I have been waiting to get out for about a week.
Every night has been over cast or rainy. Finally tonight the seeing was good.
I turned my tasco 114mm reflector to the moon for just a little while than turned to Jupiter. I started with the 20mm ep and easily picked up the giant planet. I took a little time to center the planet in my ep so that all I had to do was move one of my micro controls and I could keep it in view. When I get it going like this I like to move up in power just to see how far I can go and still get a good image.
I went to the 12.5mm and all was well. I could make out the two blue belts that cross Jupiter's midsection, and the planet's moons. I than jumped to the 4mm. As I have stated before I can sometimes get a good view with the 4mm. Tonight it was very good. I brought out the 3x barlow and put the 4mm on the end. I know this is supposed to be a bad idea because of the disturstion, but since I had the planet deadon I thought I would give it a try. I had positioned the planet down in the viewing area and quickly inserted the barlow. The ep was blank but at the bottom of the viewing area I noticed a growing briteness. It was Jupiter.

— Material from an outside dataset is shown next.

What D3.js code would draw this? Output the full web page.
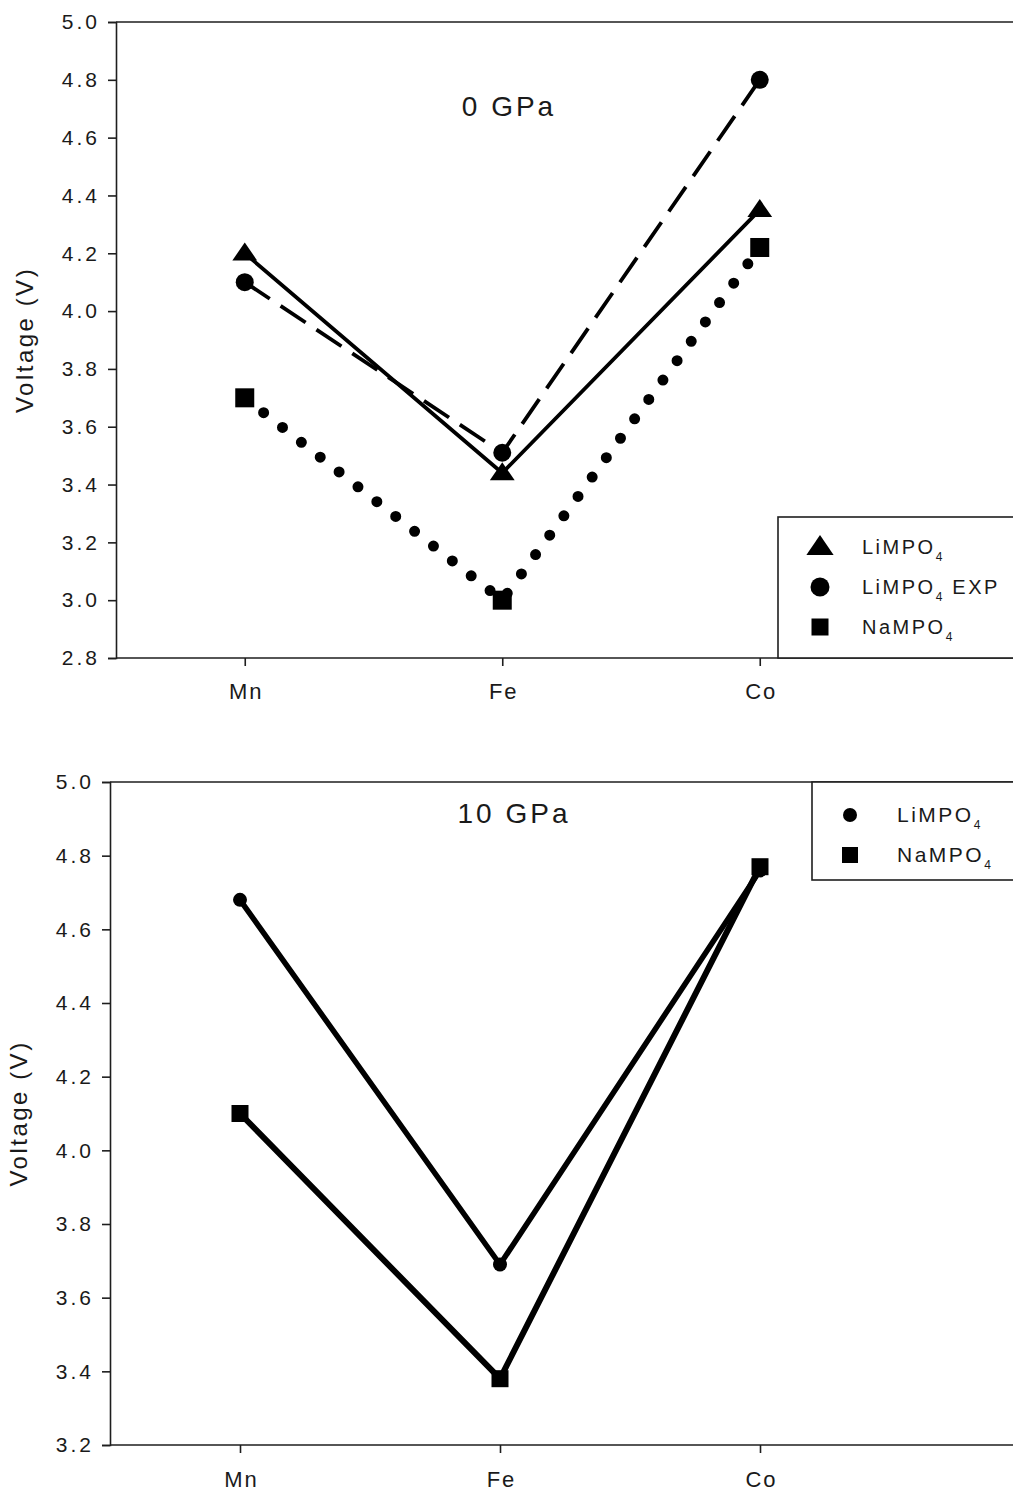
<!DOCTYPE html>
<html>
<head>
<meta charset="utf-8">
<script src="https://cdn.jsdelivr.net/npm/d3@7"></script>
<style>
  body { margin: 0; background: #fff; }
  svg { display: block; font-family: "Liberation Sans", Arial, sans-serif; }
</style>
</head>
<body>
<svg id="chart" width="1013" height="1494"></svg>
<script>
// Transition metals on the x axis
const metals = ["Mn", "Fe", "Co"];

// 0 GPa voltages (V)
const li0 = [4.20, 3.44, 4.35];
const liExp0 = [4.10, 3.51, 4.80];
const na0 = [3.70, 3.00, 4.22];

// 10 GPa voltages (V)
const li10 = [4.68, 3.69, 4.76];
const na10 = [4.10, 3.38, 4.77];

// Tick values
const yTicksTop = [2.8, 3.0, 3.2, 3.4, 3.6, 3.8, 4.0, 4.2, 4.4, 4.6, 4.8, 5.0];
const yTicksBottom = [3.2, 3.4, 3.6, 3.8, 4.0, 4.2, 4.4, 4.6, 4.8, 5.0];

const svg = d3.select("#chart");
const ink = "#000";
const axisInk = "#1e1e1e";
const textInk = "#1a1a1a";
const FONT = "Liberation Sans, Arial, sans-serif";
const edge = 1013 + 20; // frame runs past the right edge of the page

function drawMarker(g, shape, x, y, size) {
  if (shape === "triangle") {
    const w = size * 0.62, h = size * 0.9;
    g.append("path")
      .attr("d", `M${x},${y - h * 0.6} L${x + w},${y + h * 0.4} L${x - w},${y + h * 0.4} Z`)
      .attr("fill", ink);
  } else if (shape === "circle") {
    g.append("circle").attr("cx", x).attr("cy", y).attr("r", size / 2).attr("fill", ink);
  } else {
    g.append("rect").attr("x", x - size / 2).attr("y", y - size / 2)
      .attr("width", size).attr("height", size).attr("fill", ink);
  }
}

function panel(cfg) {
  const g = svg.append("g");
  const x = d3.scaleLinear().domain([0.5, 3.5]).range([cfg.left, cfg.left + 3 * cfg.step]);
  const y = d3.scaleLinear().domain(cfg.yDomain).range([cfg.bottom, cfg.top]);

  // top border and bottom axis line, both across the full width
  [cfg.top, cfg.bottom].forEach(yy => {
    g.append("line").attr("x1", cfg.left).attr("x2", edge).attr("y1", yy).attr("y2", yy)
      .attr("stroke", axisInk).attr("stroke-width", 1.6);
  });

  const yAxis = d3.axisLeft(y).tickValues(cfg.yTicks).tickFormat(d3.format(".1f"))
    .tickSize(8).tickPadding(8);
  const ya = g.append("g").attr("transform", `translate(${cfg.left},0)`).call(yAxis);
  ya.select(".domain").attr("stroke", axisInk).attr("stroke-width", 1.6);
  ya.selectAll(".tick line").attr("stroke", axisInk).attr("stroke-width", 1.6);
  ya.selectAll("text").attr("font-size", 21).attr("letter-spacing", 3).attr("fill", textInk)
    .attr("font-family", FONT);

  const xAxis = d3.axisBottom(x).tickValues([1, 2, 3]).tickFormat(i => metals[i - 1])
    .tickSize(8).tickPadding(cfg.xPad);
  const xa = g.append("g").attr("transform", `translate(0,${cfg.bottom})`).call(xAxis);
  xa.select(".domain").remove();
  xa.selectAll(".tick line").attr("stroke", axisInk).attr("stroke-width", 1.6);
  xa.selectAll("text").attr("font-size", 22).attr("letter-spacing", 2).attr("fill", textInk)
    .attr("font-family", FONT).attr("dx", 1);

  // y axis title
  g.append("text")
    .attr("transform", `translate(${cfg.titleX},${(cfg.top + cfg.bottom) / 2}) rotate(-90)`)
    .attr("text-anchor", "middle").attr("font-size", 24).attr("letter-spacing", 2.5)
    .attr("fill", textInk).text("Voltage (V)");

  // panel label
  g.append("text").attr("x", cfg.labelX).attr("y", cfg.labelY)
    .attr("text-anchor", "middle").attr("font-size", 28).attr("letter-spacing", 3)
    .attr("fill", textInk).text(cfg.label);

  const line = d3.line().x((d, i) => x(i + 1)).y(d => y(d));

  cfg.series.forEach(s => {
    g.append("path").datum(s.values).attr("d", line)
      .attr("fill", "none").attr("stroke", ink)
      .attr("stroke-width", s.width)
      .attr("stroke-dasharray", s.dash || null)
      .attr("stroke-linecap", s.cap || "butt")
      .attr("stroke-linejoin", "round");
    s.values.forEach((v, i) => drawMarker(g, s.shape, x(i + 1), y(v), s.size));
  });

  // legend
  const L = cfg.legend;
  const lg = g.append("g");
  lg.append("rect").attr("x", L.x).attr("y", L.y)
    .attr("width", edge - L.x).attr("height", L.h)
    .attr("fill", "#fff").attr("stroke", axisInk).attr("stroke-width", 1.6);
  cfg.series.forEach((s, i) => {
    const cy = L.y + L.first + i * L.gap;
    drawMarker(lg, s.shape, L.x + L.markX, cy, s.legendSize);
    const t = lg.append("text").attr("x", L.x + L.textX).attr("y", cy + 7)
      .attr("font-size", L.font).attr("letter-spacing", L.ls).attr("fill", textInk);
    t.append("tspan").text(s.name[0]);
    t.append("tspan").attr("font-size", 12).attr("letter-spacing", 0).attr("dy", 7).text("4");
    if (s.name[1]) t.append("tspan").attr("dy", -7).attr("dx", 2).text(" " + s.name[1]);
  });
}

panel({
  left: 116, step: 257.5, top: 22, bottom: 658,
  yDomain: [2.8, 5.0], yTicks: yTicksTop, xPad: 17,
  titleX: 33, label: "0 GPa", labelX: 509, labelY: 116,
  series: [
    { name: ["LiMPO", null], values: li0, shape: "triangle", size: 20, legendSize: 22, width: 3.8 },
    { name: ["LiMPO", "EXP"], values: liExp0, shape: "circle", size: 18, legendSize: 19, width: 3.8, dash: "30 13" },
    { name: ["NaMPO", null], values: na0, shape: "square", size: 19, legendSize: 17, width: 11, dash: "0 24", cap: "round" }
  ],
  legend: { x: 778, y: 517, h: 141, first: 30, gap: 40, markX: 42, textX: 84, font: 20, ls: 2.5 }
});

panel({
  left: 110, step: 260, top: 782, bottom: 1445,
  yDomain: [3.2, 5.0], yTicks: yTicksBottom, xPad: 18,
  titleX: 27, label: "10 GPa", labelX: 514, labelY: 823,
  series: [
    { name: ["LiMPO", null], values: li10, shape: "circle", size: 14, legendSize: 14, width: 5.5 },
    { name: ["NaMPO", null], values: na10, shape: "square", size: 17, legendSize: 16, width: 6 }
  ],
  legend: { x: 812, y: 782, h: 98, first: 33, gap: 40, markX: 38, textX: 85, font: 21, ls: 2.5 }
});
</script>
</body>
</html>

At first the planet was out of focus, but by working the micro control with one hand and the focus knob in the other hand I slowly adjusted the focus till I got a decent view. The planet filled a good 1/5 of the viewing area. I could make out the blue bands with some detail and I noticed a larger buldge in the lower bands left hand section. I watched the planet like this for a good 1/2 hr constantly adjusting the focus trying to get it just a bit better. At times it seemed like the air would settle and for a second or two the planet would come in clear.
Havind my fill with Jupiter I turned to Saturn. Again I worked my way up through the ep's till I came to the 4mm. I picked up Saturn in the 4mm and she was very clear. The rings were clearly visible as was the planet. I tried the barlow, but could not keep Saturn in view long enought to adjust the focus.

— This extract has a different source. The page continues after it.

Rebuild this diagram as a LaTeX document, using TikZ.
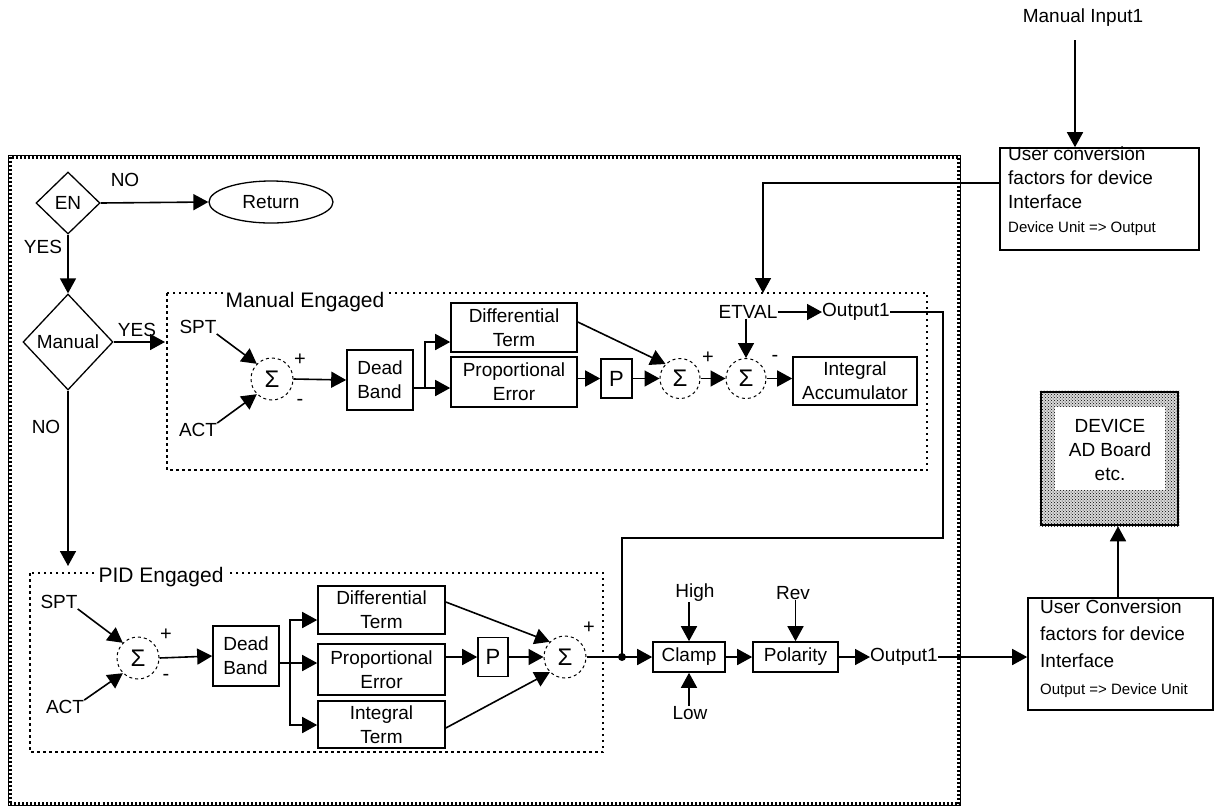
\documentclass[tikz,border=0pt]{standalone}
\usepackage{fontspec}
\setmainfont{Liberation Sans}
\usetikzlibrary{arrows.meta,shapes.geometric,patterns,calc}
\begin{document}
\begin{tikzpicture}[x=1pt,y=-1pt,
 every node/.style={font=\fontsize{19}{24}\selectfont, inner sep=0pt},
 ln/.style={line width=1.6pt},
 arr/.style={line width=1.6pt,-{Triangle[length=15pt,width=16pt]}},
 blk/.style={draw, line width=1.6pt, rectangle, align=center},
 sumc/.style={draw, circle, dashed, line width=1pt, minimum size=42pt, font=\fontsize{24}{24}\selectfont},
 grp/.style={line width=1.3pt, dash pattern=on 2.5pt off 3.5pt},
 pm/.style={font=\fontsize{20}{20}\selectfont},
 dia/.style={draw, diamond, line width=1.3pt},
]
\useasboundingbox (0,0) rectangle (1215,807);

% outer frame
\draw[line width=1pt] (8,155) rectangle (960,805);
\draw[line width=4pt, dash pattern=on 2pt off 2pt] (9.5,156.5) rectangle (958.5,803.5);

% top flow
\node[dia, minimum width=64pt, minimum height=62pt] (en) at (68,203) {EN};
\node[draw, ellipse, line width=1.3pt, minimum width=124pt, minimum height=42pt] (ret) at (271,202) {Return};
\draw[arr] (en.east) -- (ret.west);
\node (no1) at (125,180) {NO};
\node[dia, minimum width=90pt, minimum height=96pt] (man) at (68,342) {Manual};
\draw[arr] (en.south) -- (man.north);
\node (yes1) at (43,247) {YES};
\coordinate (meL) at (165,342);
\draw[arr] (man.east) -- (meL);
\node (yes2) at (137,330) {YES};
\coordinate (pidT) at (68,566);
\draw[arr] (man.south) -- (pidT);
\node (no2) at (46,427) {NO};

% Manual Engaged group
\draw[grp] (167,293) rectangle (927,470);
\node[fill=white, inner xsep=3pt, font=\fontsize{21}{21}\selectfont, anchor=base] (metitle) at (305,307) {Manual Engaged};
\node (spt1) at (198,327) {SPT};
\node (act1) at (198,430) {ACT};
\node[sumc] (s1) at (272,379) {Σ};
\node[pm] at (300,360) {+};
\node[pm] at (300,402) {-};
\node[blk, minimum width=66pt, minimum height=60pt, align=left] (db1) at (380,380) {Dead\\Band};
\node[blk, minimum width=126pt, minimum height=49pt] (diff1) at (514,327.5) {Differential\\Term};
\node[blk, minimum width=126pt, minimum height=50pt] (prop1) at (514,382) {Proportional\\Error};
\node[blk, minimum width=31pt, minimum height=39pt, font=\fontsize{22}{22}\selectfont] (p1) at (616.5,378.5) {P};
\node[sumc, minimum size=40pt] (s2) at (680,378.5) {Σ};
\node[sumc, minimum size=40pt] (s3) at (746,378.5) {Σ};
\node[pm] at (708,358) {+};
\node[pm] at (775,358) {-};
\node[blk, minimum width=124pt, minimum height=48pt] (ia) at (855,381) {Integral\\Accumulator};
\node (etval) at (748,312) {ETVAL};
\node (out1) at (856,312) {Output1};

\draw[arr] (spt1.south east) -- (s1.135);
\draw[arr] (act1.north east) -- (s1.225);
\draw[arr] (s1.east) -- (db1.west);
\coordinate (b1) at (425,388);
\draw[ln] (db1.east |- b1) -- (b1);
\draw[arr] (b1) |- (diff1.west |- 0,342);
\draw[arr] (b1) -- (prop1.west |- b1);
\draw[arr] (prop1.east |- p1) -- (p1.west);
\draw[arr] (p1.east) -- (s2.west);
\draw[arr] (diff1.east |- 0,322) -- (s2.135);
\draw[arr] (s2.east) -- (s3.west);
\draw[arr] (etval.south -| s3.north) -- (s3.north);
\draw[arr] (s3.east) -- (ia.west |- s3.east);
\draw[arr] (etval.east) -- (out1.west);

% PID Engaged group
\draw[grp] (30,573) rectangle (603,752);
\node[fill=white, inner xsep=3pt, font=\fontsize{21}{21}\selectfont, anchor=base] (pidtitle) at (161,582) {PID Engaged};
\node (spt2) at (59,602) {SPT};
\node (act2) at (65,707) {ACT};
\node[sumc] (s4) at (138,658) {Σ};
\node[pm] at (166,635) {+};
\node[pm] at (166,677) {-};
\node[blk, minimum width=66pt, minimum height=60pt, align=left] (db2) at (246,656) {Dead\\Band};
\node[blk, minimum width=127pt, minimum height=48pt] (diff2) at (381.5,610) {Differential\\Term};
\node[blk, minimum width=127pt, minimum height=51pt] (prop2) at (381.5,669.5) {Proportional\\Error};
\node[blk, minimum width=127pt, minimum height=47pt] (int2) at (381.5,724.5) {Integral\\Term};
\node[blk, minimum width=30pt, minimum height=39pt, font=\fontsize{22}{22}\selectfont] (p2) at (493,657) {P};
\node[sumc] (s5) at (565,657) {Σ};
\node[pm] at (589,628) {+};

\draw[arr] (spt2.south east) -- (s4.135);
\draw[arr] (act2.north east) -- (s4.225);
\draw[arr] (s4.east) -- (db2.west);
\coordinate (b2) at (290,663);
\draw[ln] (db2.east |- b2) -- (b2);
\draw[arr] (b2) |- (diff2.west |- 0,620);
\draw[arr] (b2) -- (prop2.west |- b2);
\draw[arr] (b2) |- (int2.west |- 0,725);
\draw[arr] (prop2.east |- p2) -- (p2.west);
\draw[arr] (p2.east) -- (s5.west);
\draw[arr] (diff2.east |- 0,602) -- (s5.135);
\draw[arr] (int2.east |- 0,728) -- (s5.225);

% output stage
\coordinate (jn) at (622,657);
\draw[ln] (s5.east) -- (jn);
\fill (jn) circle (4);
\draw[ln] (out1.east) -| (943,538) -| (jn);
\node[blk, minimum width=72pt, minimum height=30pt] (clamp) at (689,657) {Clamp};
\node[blk, minimum width=85pt, minimum height=30pt] (pol) at (795.5,657) {Polarity};
\node (high) at (695,593) {High};
\node (low) at (690,713) {Low};
\node (rev) at (793,593) {Rev};
\node (out2) at (904,657) {Output1};
\draw[arr] (jn) -- (clamp.west);
\draw[arr] (high.south -| clamp.north) -- (clamp.north);
\draw[arr] (low.north -| clamp.south) -- (clamp.south);
\draw[arr] (clamp.east) -- (pol.west);
\draw[arr] (rev.south -| pol.north) -- (pol.north);
\draw[arr] (pol.east) -- (out2.west);

% right side
\node[blk, minimum width=199pt, minimum height=102pt] (ucf1) at (1099.5,199) {};
\node[anchor=north west, align=left] (ucf1t) at (1008,147) {User conversion\\factors for device\\Interface\\{\fontsize{15}{15}\selectfont Device Unit => Output}};
\node (mi) at (1083,18) {Manual Input1};
\coordinate (miA) at (1075,40);
\draw[arr] (miA) -- (ucf1.north -| miA);
\coordinate (etIn) at (763,293);
\draw[arr] (ucf1.west |- 0,183) -| (etIn);

\node[blk, minimum width=185pt, minimum height=112pt] (ucf2) at (1120.5,654) {};
\node[anchor=north west, align=left, font=\fontsize{19}{27}\selectfont] (ucf2t) at (1040,600) {User Conversion\\factors for device\\Interface\\{\fontsize{15}{15}\selectfont Output => Device Unit}};
\draw[arr] (out2.east) -- (ucf2.west |- out2);

\node[draw, line width=2.5pt, fill=gray!30, minimum width=137pt, minimum height=133pt] (dev) at (1109.5,458.5) {};
\fill[pattern=crosshatch dots] (dev.south west) rectangle (dev.north east);
\fill[white] (1055,407) rectangle (1165,490);
\node[align=center] (devt) at (1110,450) {DEVICE\\AD Board\\etc.};
\draw[arr] (ucf2.north -| 1118,0) -- (dev.south -| 1118,0);
\end{tikzpicture}
\end{document}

I finished my night with a short gaze at the moon. I turned the the section where the dark side meets the light(termination?) and took a bit of time checking out the shadows the craters cast. I than picked up the crater Copernicus and followed the radiant lines the flowed from its center. I used the 4mm for those close ups as well.
I was getting pretty cold by than and finally packed it in. It was a very good night for observing.